Valencia is the third largest city in Spain, after Madrid and Barcelona. I haven’t been to Barcelona yet, but right away, Valencia felt a bit funkier (but less grand) than Madrid. It’s sun-drenched, palm-tree lined, and paella-scented. We used mega Starpoints to stay at a gorgeous Westin for six nights (points accrued during Mr.Dame in Spain’s one-year stay at our hotelpartment in Yemen while it was operating, in the very loosest of terms, as a Sheraton.
Mr. Dame in Spain really threw himself into this trip. I have never seem him be such a vacation planner. He had us walking all over town to check out all the fallas, which are like floats, but made from especially flammable materials (wood and styrofoam) to facilitate burning. Each neighborhood in Valencia has a committee of folks that raise money all year to pay an artist called a fallero to built a falla for the neighborhood. Most are satirical, many are bawdy and lewd, many are political, and most seem to be influenced more than a little by Disney, having a cartoonish look rather than a realistic one. For all the work that falleros put into these floats — lliterally, they work on them for a full year — and all the money that goes in to them, with some costing half a million dollars, according to one longtime Valencia resident, they just burn them right to the ground on the last night of the festival. Mr.Dame even had us watching an IMAX documentary on the history, and touring a fallas museum to see some recreations of fallas dating back to the 1930s.
So that event that is all about listening to explosions, the mascleta, may have been the most bizarre of the Fallas events. Thousands of people gathered in the main square to hear a symphony of explosions every day during the festival week at 2pm. It was a spectacle, that’s for sure, but I’m not quite sure I could discern musicality in explosions. It might be good to point out here that this would be the worst possible vacation for someone suffering from blast-triggered post-traumatic stress syndrome. There are explosions everywhere, at all times of day, in every setting. “This glass of sangria really hits the BOOOOOOMMMMMM!!!!!!.” “Look at the gargoyles on that old BAAAAMMMMM!!!” “You know, I was thinking CRACK! BAM! BOOOOOOM!” A friend who was with us in Yemen joined us for a few days, and as he pointed out “This is just like Yemen. Perfect weather and constant explosions.”

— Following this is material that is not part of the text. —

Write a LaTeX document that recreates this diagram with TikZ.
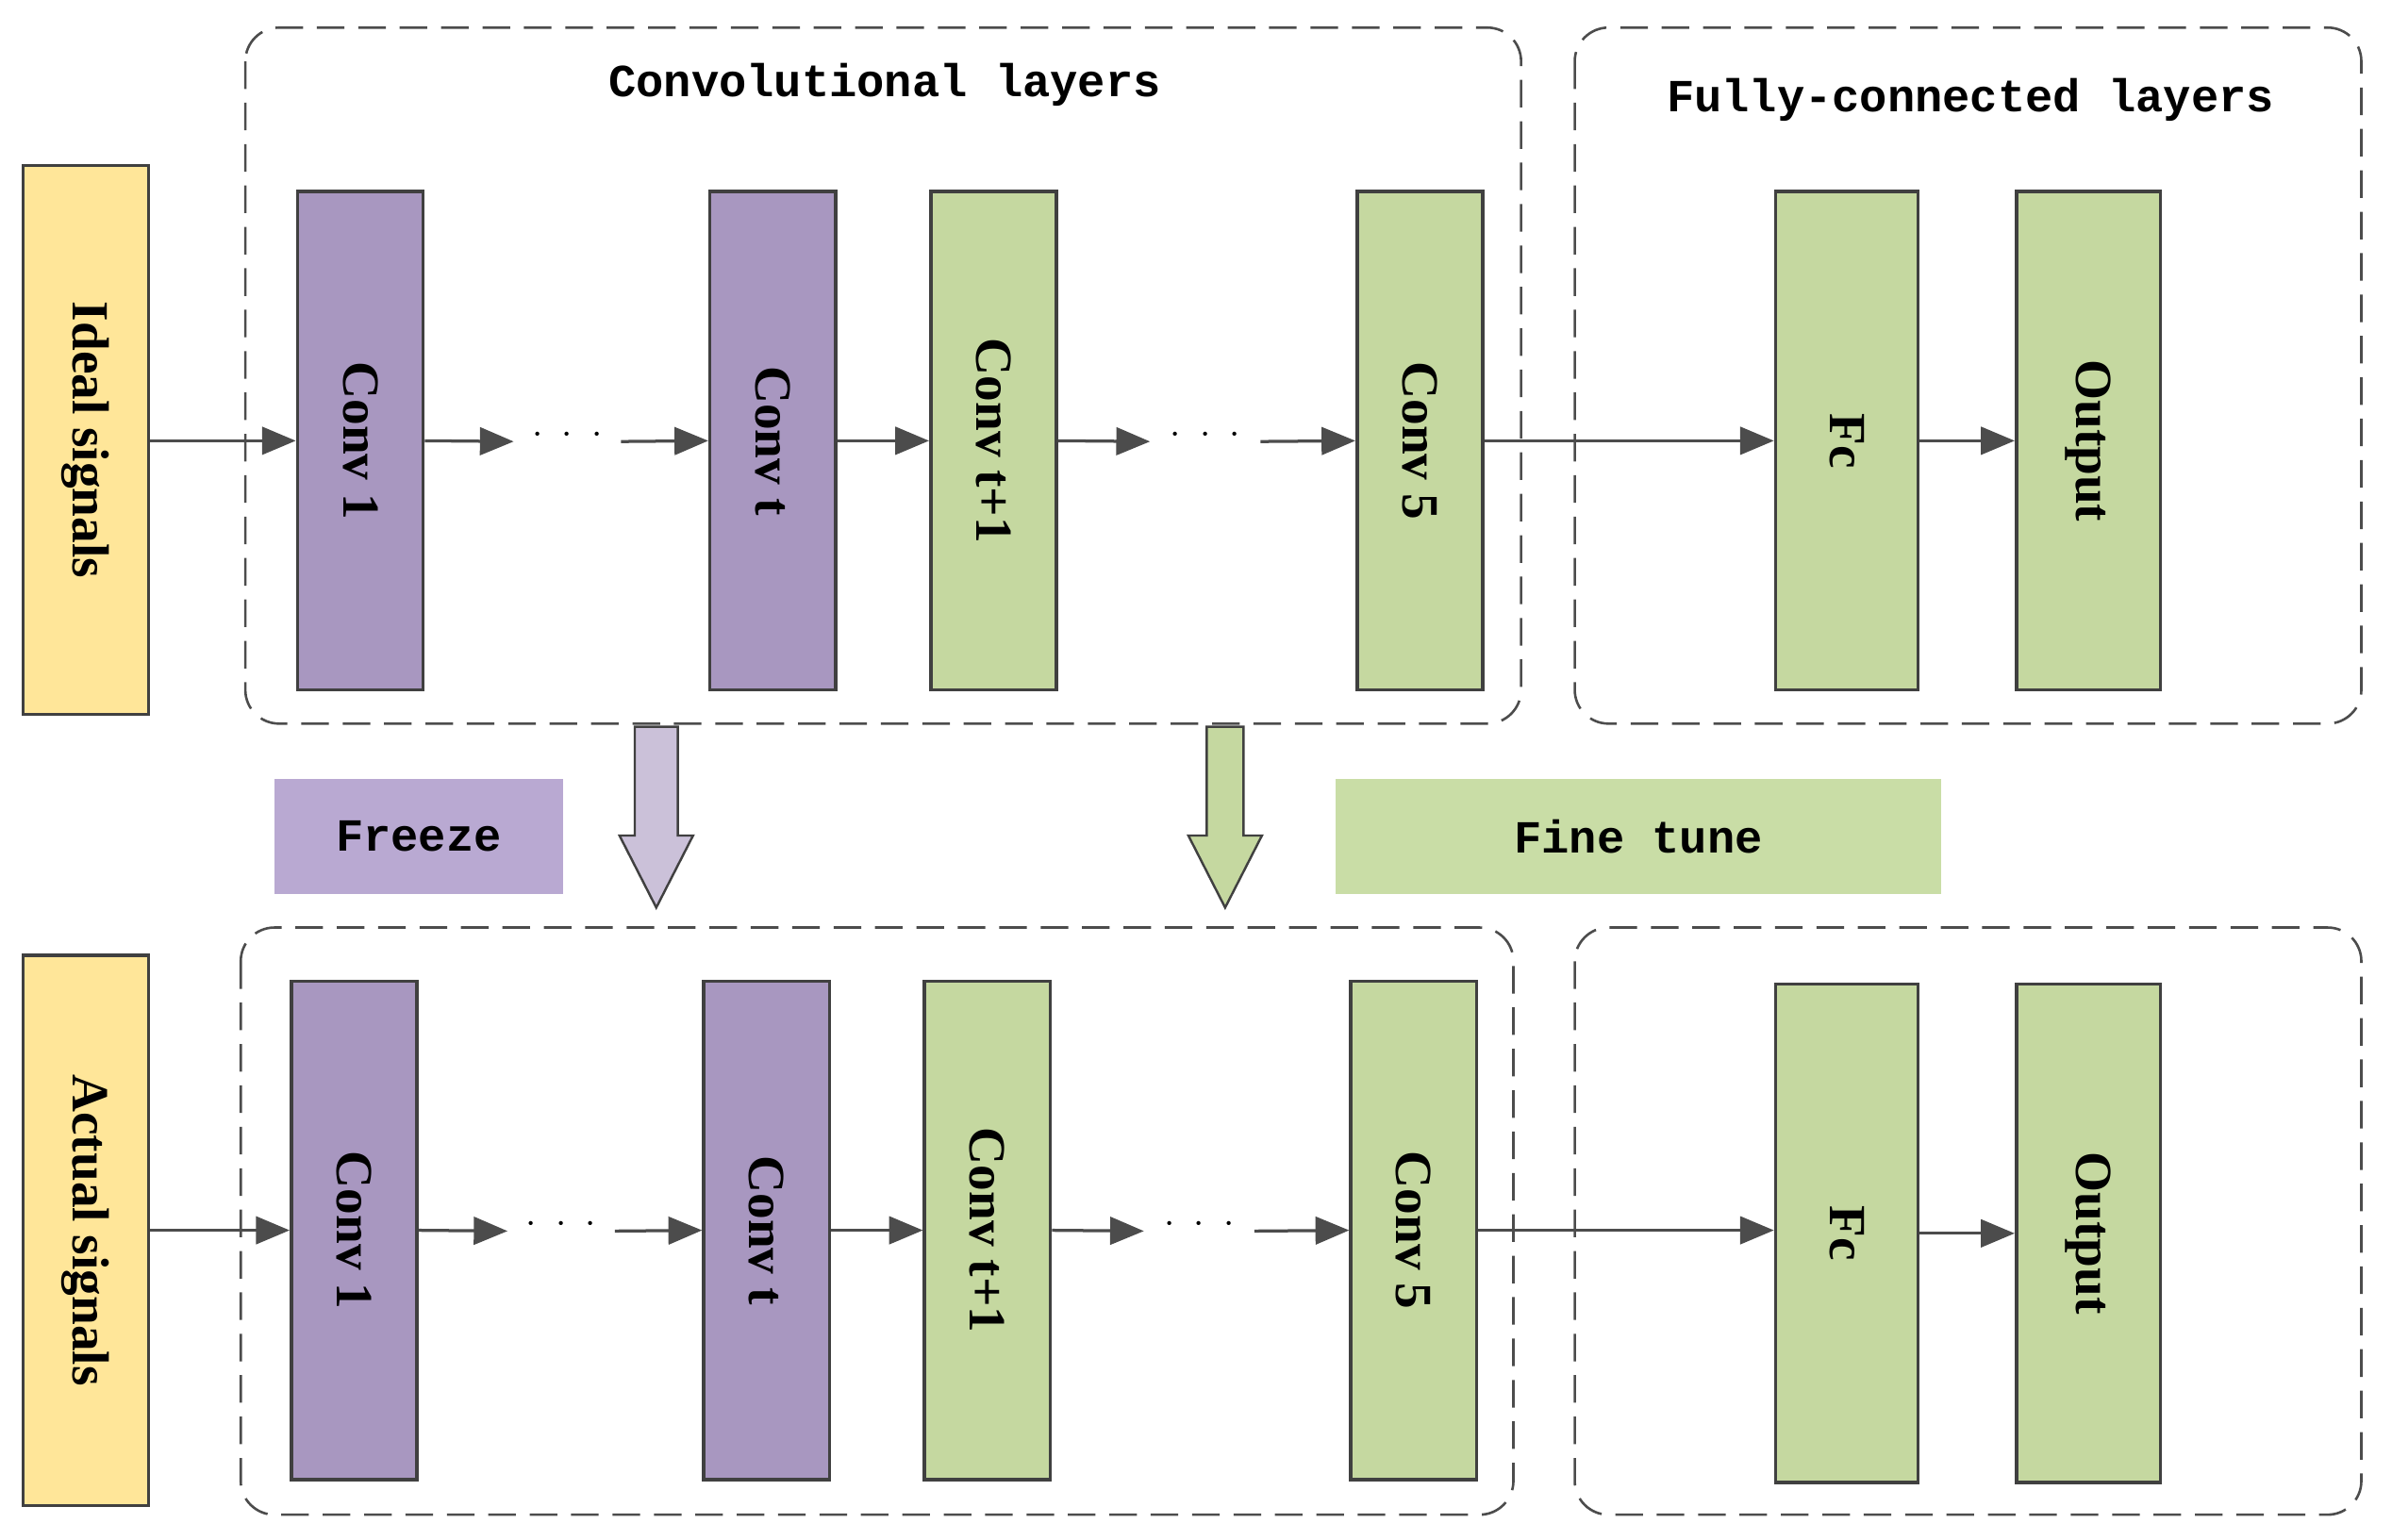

Finally, on March 19, starting at midnight, the fallas are burned. We watched a few, and man, do they burn fast. And HOT. There was a moment when I thought the burning of an anti-French aristocracy falla would be the end of my face skin as I know it.
All in all, a super interesting trip. Honestly, I don’t quite have it me to hang at a festival for an entire week, what with my preference for sleeping 11 hours a night and not being hungover. Mr. Dame is already talking about going back next year.
One last thought: Can you imagine a week long festival of explosions and fire in the U.S.? How many people would drunkenly blow parts of their bodies off? It’s worth noting that I saw zero injuries, which seems incredible because toddlers were throwing explosives into the streets far from the eyes of their seemingly unconcerned parents. I saw not one person barfing in the street. I don’t know which of these is more remarkable.